Copy the listing below line for line, starting at its first line and ending with the line that has "0.03, 0.02, 0.02, 0.01, 0.01, 0.00]" in it. Add nothing.

Data section.
====================
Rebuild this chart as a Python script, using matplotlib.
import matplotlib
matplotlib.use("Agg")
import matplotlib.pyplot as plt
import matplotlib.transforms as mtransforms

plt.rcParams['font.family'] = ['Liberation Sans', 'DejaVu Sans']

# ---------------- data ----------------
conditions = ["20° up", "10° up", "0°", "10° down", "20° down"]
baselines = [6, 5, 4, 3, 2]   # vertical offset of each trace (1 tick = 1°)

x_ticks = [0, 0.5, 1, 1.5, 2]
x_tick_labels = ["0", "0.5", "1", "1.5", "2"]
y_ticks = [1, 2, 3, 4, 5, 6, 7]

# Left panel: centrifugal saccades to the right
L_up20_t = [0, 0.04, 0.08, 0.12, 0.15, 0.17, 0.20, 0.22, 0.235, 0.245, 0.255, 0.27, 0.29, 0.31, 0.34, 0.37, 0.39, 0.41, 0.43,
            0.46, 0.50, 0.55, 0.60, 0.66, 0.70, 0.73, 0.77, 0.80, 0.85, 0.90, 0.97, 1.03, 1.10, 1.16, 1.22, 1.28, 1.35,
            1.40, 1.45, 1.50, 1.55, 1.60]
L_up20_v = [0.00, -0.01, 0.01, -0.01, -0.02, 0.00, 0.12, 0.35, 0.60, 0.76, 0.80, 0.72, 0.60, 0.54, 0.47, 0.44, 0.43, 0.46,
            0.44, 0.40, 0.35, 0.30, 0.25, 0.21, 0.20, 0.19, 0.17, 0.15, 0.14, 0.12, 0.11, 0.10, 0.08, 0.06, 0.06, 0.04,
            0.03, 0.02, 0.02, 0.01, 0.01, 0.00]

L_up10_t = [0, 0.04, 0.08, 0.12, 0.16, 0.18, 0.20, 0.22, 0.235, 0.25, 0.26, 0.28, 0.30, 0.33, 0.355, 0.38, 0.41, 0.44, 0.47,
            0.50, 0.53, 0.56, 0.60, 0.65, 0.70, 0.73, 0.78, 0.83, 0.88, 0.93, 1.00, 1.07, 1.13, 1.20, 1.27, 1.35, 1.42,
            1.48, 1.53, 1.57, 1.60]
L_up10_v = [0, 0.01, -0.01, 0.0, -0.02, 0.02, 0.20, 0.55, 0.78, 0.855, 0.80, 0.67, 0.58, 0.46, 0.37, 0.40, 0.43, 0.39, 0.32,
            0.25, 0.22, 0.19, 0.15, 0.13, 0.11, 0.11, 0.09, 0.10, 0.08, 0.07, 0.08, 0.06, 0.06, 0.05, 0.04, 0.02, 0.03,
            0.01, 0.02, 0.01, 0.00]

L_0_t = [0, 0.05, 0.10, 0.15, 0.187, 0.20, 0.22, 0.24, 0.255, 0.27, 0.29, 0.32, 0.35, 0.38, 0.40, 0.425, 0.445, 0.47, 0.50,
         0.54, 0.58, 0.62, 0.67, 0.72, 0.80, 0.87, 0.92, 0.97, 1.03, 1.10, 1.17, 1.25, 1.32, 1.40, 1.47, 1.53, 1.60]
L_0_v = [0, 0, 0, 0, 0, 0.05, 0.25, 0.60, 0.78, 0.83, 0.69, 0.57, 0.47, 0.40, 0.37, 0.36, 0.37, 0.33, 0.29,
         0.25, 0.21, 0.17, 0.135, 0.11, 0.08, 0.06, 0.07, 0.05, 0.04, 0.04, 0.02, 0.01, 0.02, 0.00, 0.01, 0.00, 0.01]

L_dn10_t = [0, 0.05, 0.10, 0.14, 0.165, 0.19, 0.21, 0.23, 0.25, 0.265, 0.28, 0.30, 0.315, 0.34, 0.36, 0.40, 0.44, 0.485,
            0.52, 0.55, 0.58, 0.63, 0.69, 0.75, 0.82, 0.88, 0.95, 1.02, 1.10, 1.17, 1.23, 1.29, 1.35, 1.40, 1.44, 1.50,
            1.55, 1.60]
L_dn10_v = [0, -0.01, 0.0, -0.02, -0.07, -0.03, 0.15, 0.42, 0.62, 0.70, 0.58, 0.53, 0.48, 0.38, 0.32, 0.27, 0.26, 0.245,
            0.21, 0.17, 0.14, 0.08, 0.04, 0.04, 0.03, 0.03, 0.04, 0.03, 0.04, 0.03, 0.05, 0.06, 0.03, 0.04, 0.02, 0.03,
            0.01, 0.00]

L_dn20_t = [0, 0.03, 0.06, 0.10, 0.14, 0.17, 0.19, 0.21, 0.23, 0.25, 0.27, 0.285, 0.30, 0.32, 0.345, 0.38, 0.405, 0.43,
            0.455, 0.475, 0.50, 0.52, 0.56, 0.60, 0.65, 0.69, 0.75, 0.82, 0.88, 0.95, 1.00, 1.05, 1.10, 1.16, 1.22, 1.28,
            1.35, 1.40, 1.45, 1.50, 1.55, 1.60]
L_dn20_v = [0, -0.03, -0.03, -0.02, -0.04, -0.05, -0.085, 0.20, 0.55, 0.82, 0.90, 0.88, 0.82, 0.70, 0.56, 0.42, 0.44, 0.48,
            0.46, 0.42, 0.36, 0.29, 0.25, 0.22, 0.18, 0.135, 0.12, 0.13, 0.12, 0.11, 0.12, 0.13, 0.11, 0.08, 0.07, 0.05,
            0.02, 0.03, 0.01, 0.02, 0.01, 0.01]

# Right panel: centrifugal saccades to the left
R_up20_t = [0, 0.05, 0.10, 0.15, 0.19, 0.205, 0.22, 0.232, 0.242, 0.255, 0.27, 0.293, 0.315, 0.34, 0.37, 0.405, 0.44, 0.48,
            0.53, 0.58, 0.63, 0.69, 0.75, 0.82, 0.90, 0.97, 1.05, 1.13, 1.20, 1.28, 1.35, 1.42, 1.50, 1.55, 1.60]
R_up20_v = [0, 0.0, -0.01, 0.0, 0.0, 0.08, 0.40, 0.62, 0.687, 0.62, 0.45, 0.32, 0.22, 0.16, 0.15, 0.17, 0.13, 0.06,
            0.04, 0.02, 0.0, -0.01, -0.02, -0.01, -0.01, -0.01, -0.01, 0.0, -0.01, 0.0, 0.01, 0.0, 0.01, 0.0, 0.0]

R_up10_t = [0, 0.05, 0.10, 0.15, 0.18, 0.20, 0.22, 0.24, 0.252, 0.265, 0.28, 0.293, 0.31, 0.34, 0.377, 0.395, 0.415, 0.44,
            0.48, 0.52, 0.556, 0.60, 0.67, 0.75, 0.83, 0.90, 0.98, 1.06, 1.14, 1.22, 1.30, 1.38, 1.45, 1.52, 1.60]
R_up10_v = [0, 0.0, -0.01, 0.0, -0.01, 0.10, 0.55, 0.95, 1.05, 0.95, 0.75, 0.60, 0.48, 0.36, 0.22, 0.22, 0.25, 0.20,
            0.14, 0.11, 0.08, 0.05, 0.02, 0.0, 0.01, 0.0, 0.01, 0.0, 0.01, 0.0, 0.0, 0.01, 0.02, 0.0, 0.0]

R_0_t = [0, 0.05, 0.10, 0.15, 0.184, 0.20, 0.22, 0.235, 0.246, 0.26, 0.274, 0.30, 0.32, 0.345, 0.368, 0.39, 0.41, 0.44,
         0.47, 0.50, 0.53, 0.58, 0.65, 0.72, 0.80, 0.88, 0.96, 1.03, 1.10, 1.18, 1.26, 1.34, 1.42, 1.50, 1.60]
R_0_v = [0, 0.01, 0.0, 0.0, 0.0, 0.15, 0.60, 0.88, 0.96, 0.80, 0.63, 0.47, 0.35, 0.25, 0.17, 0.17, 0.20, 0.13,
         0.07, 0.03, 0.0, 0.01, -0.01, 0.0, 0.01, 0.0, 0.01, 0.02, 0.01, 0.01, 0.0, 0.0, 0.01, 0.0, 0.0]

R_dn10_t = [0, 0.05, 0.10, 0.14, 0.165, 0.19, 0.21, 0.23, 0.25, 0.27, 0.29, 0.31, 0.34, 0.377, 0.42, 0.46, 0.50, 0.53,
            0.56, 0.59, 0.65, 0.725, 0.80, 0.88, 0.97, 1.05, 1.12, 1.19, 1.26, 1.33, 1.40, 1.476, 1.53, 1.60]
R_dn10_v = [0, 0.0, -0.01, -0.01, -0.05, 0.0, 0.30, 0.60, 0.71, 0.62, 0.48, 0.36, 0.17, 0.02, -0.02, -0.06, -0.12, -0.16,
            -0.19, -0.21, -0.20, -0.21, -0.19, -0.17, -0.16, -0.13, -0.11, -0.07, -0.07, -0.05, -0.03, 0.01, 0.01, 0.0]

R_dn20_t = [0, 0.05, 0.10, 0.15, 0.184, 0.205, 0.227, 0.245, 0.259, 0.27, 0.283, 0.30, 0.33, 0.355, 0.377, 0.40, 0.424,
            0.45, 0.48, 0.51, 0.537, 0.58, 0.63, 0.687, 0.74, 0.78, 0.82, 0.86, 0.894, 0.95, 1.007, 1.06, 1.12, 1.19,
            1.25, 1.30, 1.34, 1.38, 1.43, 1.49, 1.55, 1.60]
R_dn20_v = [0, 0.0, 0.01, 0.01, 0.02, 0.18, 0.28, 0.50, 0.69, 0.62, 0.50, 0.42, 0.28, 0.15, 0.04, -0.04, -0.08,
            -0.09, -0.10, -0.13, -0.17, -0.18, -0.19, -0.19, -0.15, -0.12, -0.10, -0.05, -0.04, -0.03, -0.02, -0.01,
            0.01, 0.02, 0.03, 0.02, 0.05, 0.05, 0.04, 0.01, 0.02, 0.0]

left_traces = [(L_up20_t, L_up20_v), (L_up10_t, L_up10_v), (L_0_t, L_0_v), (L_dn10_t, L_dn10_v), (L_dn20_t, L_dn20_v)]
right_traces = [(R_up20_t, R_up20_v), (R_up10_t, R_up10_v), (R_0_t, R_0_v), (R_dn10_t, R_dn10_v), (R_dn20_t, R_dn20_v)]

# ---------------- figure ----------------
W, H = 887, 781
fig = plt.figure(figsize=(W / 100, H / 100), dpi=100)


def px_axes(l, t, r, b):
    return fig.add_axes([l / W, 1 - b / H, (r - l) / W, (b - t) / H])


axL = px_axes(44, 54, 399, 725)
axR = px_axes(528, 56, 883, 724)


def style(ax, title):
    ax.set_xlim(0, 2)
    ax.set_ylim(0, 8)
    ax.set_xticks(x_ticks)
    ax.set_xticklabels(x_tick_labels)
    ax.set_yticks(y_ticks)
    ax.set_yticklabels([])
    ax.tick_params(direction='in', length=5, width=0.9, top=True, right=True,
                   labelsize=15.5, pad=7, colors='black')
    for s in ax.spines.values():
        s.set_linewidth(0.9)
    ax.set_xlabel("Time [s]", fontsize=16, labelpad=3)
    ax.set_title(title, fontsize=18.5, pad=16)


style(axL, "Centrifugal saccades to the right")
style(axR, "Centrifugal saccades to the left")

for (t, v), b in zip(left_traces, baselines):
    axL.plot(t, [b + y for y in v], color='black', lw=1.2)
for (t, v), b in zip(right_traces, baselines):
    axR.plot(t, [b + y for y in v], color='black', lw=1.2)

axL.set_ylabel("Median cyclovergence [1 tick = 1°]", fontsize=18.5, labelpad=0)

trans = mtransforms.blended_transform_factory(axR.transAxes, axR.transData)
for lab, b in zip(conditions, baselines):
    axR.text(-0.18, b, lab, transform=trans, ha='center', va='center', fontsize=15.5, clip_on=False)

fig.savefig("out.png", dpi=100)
====================
Exercise response.
Rebuild this chart as a Python script, using matplotlib.
import matplotlib
matplotlib.use("Agg")
import matplotlib.pyplot as plt
import matplotlib.transforms as mtransforms

plt.rcParams['font.family'] = ['Liberation Sans', 'DejaVu Sans']

# ---------------- data ----------------
conditions = ["20° up", "10° up", "0°", "10° down", "20° down"]
baselines = [6, 5, 4, 3, 2]   # vertical offset of each trace (1 tick = 1°)

x_ticks = [0, 0.5, 1, 1.5, 2]
x_tick_labels = ["0", "0.5", "1", "1.5", "2"]
y_ticks = [1, 2, 3, 4, 5, 6, 7]

# Left panel: centrifugal saccades to the right
L_up20_t = [0, 0.04, 0.08, 0.12, 0.15, 0.17, 0.20, 0.22, 0.235, 0.245, 0.255, 0.27, 0.29, 0.31, 0.34, 0.37, 0.39, 0.41, 0.43,
            0.46, 0.50, 0.55, 0.60, 0.66, 0.70, 0.73, 0.77, 0.80, 0.85, 0.90, 0.97, 1.03, 1.10, 1.16, 1.22, 1.28, 1.35,
            1.40, 1.45, 1.50, 1.55, 1.60]
L_up20_v = [0.00, -0.01, 0.01, -0.01, -0.02, 0.00, 0.12, 0.35, 0.60, 0.76, 0.80, 0.72, 0.60, 0.54, 0.47, 0.44, 0.43, 0.46,
            0.44, 0.40, 0.35, 0.30, 0.25, 0.21, 0.20, 0.19, 0.17, 0.15, 0.14, 0.12, 0.11, 0.10, 0.08, 0.06, 0.06, 0.04,
            0.03, 0.02, 0.02, 0.01, 0.01, 0.00]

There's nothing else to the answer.